On Strawberries



On the second day of summer, we gorged ourselves on strawberries: filling our faces, filling our bowl, and digging among the leaves and runners in search of more. We ate strawberries until we thought that an explosion might actually be possible, and kept eating until the curious cats that circled us gave up hope for something tastier – a bird, perhaps –  and wandered away.

I tried to pay attention to this feeling: my world has been lean on celebration and ritual these last years – solstices and cross quarter days have passed without any significant marking of occasion. I am slowly learning how much I need this sense of occasion: it makes me more of a participant, less an observer.
Even though our festivity was a day late and deeply modest, I could feel the difference: a moment of being awake. Ankle-deep in overgrown grass and hunched over a raised bed we found these berries, sweet and nourishing and jewel-hued, made only from dirt and sunshine.
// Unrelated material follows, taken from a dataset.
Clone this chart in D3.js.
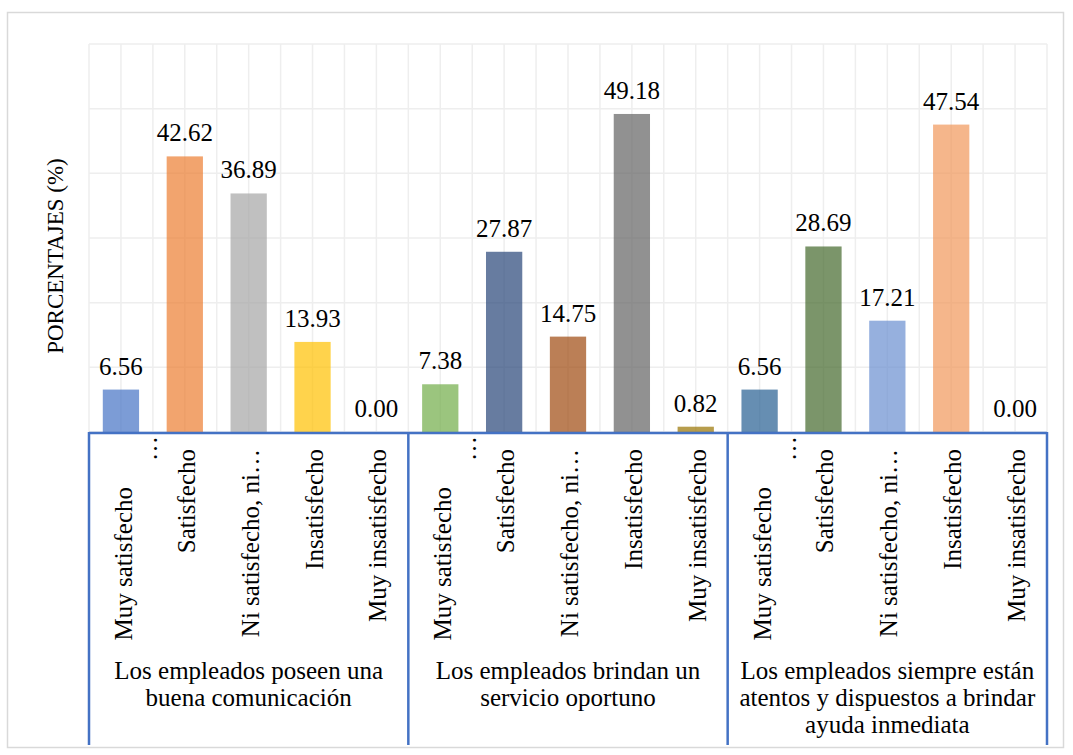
<!DOCTYPE html>
<html>
<head>
<meta charset="utf-8">
<script src="https://cdn.jsdelivr.net/npm/d3@7"></script>
<style>
  html, body { margin: 0; padding: 0; background: #fff; }
  svg { display: block; }
</style>
</head>
<body>
<svg id="chart" width="1073" height="755"></svg>
<script>
// ---- Data ----
const groups = [
  ["Los empleados poseen una", "buena comunicación"],
  ["Los empleados brindan un", "servicio oportuno"],
  ["Los empleados siempre están", "atentos y dispuestos a brindar", "ayuda inmediata"]
];
const categories = ["Muy satisfecho", "Satisfecho", "Ni satisfecho, ni…", "Insatisfecho", "Muy insatisfecho"];
const valuesGroup1 = [6.56, 42.62, 36.89, 13.93, 0.00];
const valuesGroup2 = [7.38, 27.87, 14.75, 49.18, 0.82];
const valuesGroup3 = [6.56, 28.69, 17.21, 47.54, 0.00];
const yTicks = [0, 10, 20, 30, 40, 50, 60];
const yTitle = "PORCENTAJES (%)";

// colours (style, not data)
const palette = [
  ["#4472C4", "#ED7D31", "#A5A5A5", "#FFC000", "#5B9BD5"],
  ["#70AD47", "#264478", "#9E480E", "#636363", "#997300"],
  ["#255E91", "#43682B", "#698ED0", "#F1975A", "#B7B7B7"]
];

const allValues = [valuesGroup1, valuesGroup2, valuesGroup3];
const rows = [];
allValues.forEach((vals, g) => vals.forEach((v, i) => rows.push({ key: g + "-" + i, g, i, cat: categories[i], v })));

(function () {
  const FONT = '"Liberation Serif"';
  const svg = d3.select("#chart");
  const pLeft = 89, pRight = 1047, pTop = 44, pBottom = 432;
  const x = d3.scaleBand().domain(rows.map(d => d.key)).range([pLeft, pRight]).paddingInner(0.432).paddingOuter(0.216);
  const y = d3.scaleLinear().domain([0, 60]).range([pBottom, pTop]);
  const step = x.step();
  const styleText = sel => sel.style("font-family", FONT).style("font-size", "25px").style("fill", "#000");

  // outer border
  svg.append("rect").attr("x", 7.5).attr("y", 12.5).attr("width", 1056).attr("height", 735)
    .attr("fill", "none").attr("stroke", "#d9d9d9").attr("stroke-width", 1.5);

  // gridlines
  const grid = svg.append("g");
  grid.selectAll("line.h").data(yTicks).join("line").attr("class", "h")
    .attr("x1", pLeft).attr("x2", pRight).attr("y1", d => y(d)).attr("y2", d => y(d))
    .attr("stroke", "#eeeeee").attr("stroke-width", 1.5);
  const vLines = d3.range(0, rows.length * 2 + 1).map(k => pLeft + k * step / 2);
  grid.selectAll("line.v").data(vLines).join("line").attr("class", "v")
    .attr("x1", d => d).attr("x2", d => d).attr("y1", pTop).attr("y2", pBottom)
    .attr("stroke", "#eeeeee").attr("stroke-width", 1.5);

  // bars
  svg.append("g").selectAll("rect").data(rows).join("rect")
    .attr("x", d => x(d.key)).attr("width", x.bandwidth())
    .attr("y", d => y(d.v)).attr("height", d => y(0) - y(d.v))
    .attr("fill", d => palette[d.g][d.i]).attr("fill-opacity", 0.7);

  // value labels
  svg.append("g").selectAll("text").data(rows).join("text")
    .attr("x", d => x(d.key) + x.bandwidth() / 2).attr("y", d => y(d.v) - 15)
    .attr("text-anchor", "middle").call(styleText)
    .text(d => d.v.toFixed(2));

  // axis line and group dividers
  const axisColor = "#4472C4";
  svg.append("line").attr("x1", pLeft).attr("x2", pRight).attr("y1", pBottom + 1).attr("y2", pBottom + 1)
    .attr("stroke", axisColor).attr("stroke-width", 2.5);
  const groupW = (pRight - pLeft) / groups.length;
  svg.append("g").selectAll("line").data(d3.range(groups.length + 1)).join("line")
    .attr("x1", d => pLeft + d * groupW).attr("x2", d => pLeft + d * groupW)
    .attr("y1", pBottom).attr("y2", 745)
    .attr("stroke", axisColor).attr("stroke-width", 2.5);

  // rotated category labels
  const catG = svg.append("g");
  rows.forEach(d => {
    const cx = x(d.key) + x.bandwidth() / 2;
    if (d.i === 0) {
      catG.append("text").attr("transform", `translate(${cx + 11},487) rotate(-90)`)
        .attr("text-anchor", "end").call(styleText).text(d.cat);
      catG.append("text").attr("transform", `translate(${cx + 36},436) rotate(-90)`)
        .attr("text-anchor", "end").call(styleText).text("…");
    } else {
      catG.append("text").attr("transform", `translate(${cx + 10},449) rotate(-90)`)
        .attr("text-anchor", "end").call(styleText).text(d.cat);
    }
  });

  // group labels
  groups.forEach((lines, g) => {
    const t = svg.append("text").attr("text-anchor", "middle").call(styleText);
    lines.forEach((ln, j) => {
      t.append("tspan").attr("x", pLeft + g * groupW + groupW / 2).attr("y", 679 + j * 26.8).text(ln);
    });
  });

  // y-axis title
  svg.append("text").attr("transform", "translate(63,256) rotate(-90)")
    .attr("text-anchor", "middle").call(styleText).style("font-size", "23px").text(yTitle);
})();
</script>
</body>
</html>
How is such magic wrought from only dirt and sunshine? It is. Everywhere, it is – not just in this strawberry patch, but in my garden all around: in these asparagus plumes enveloped by bees, in the gentle shade of a maple canopy, in these roses that bloom until they collapse upon themselves and then bloom some more. These are all products of dirt and sunshine, all glorious growths that, in turn, feed us.
Here are some questions for you: what nourishes you, and where do you bring nourishment to the world? What a you crafting out of your figurative dirt and sunshine? Who gets to see your magnificent blooms, share your fruit?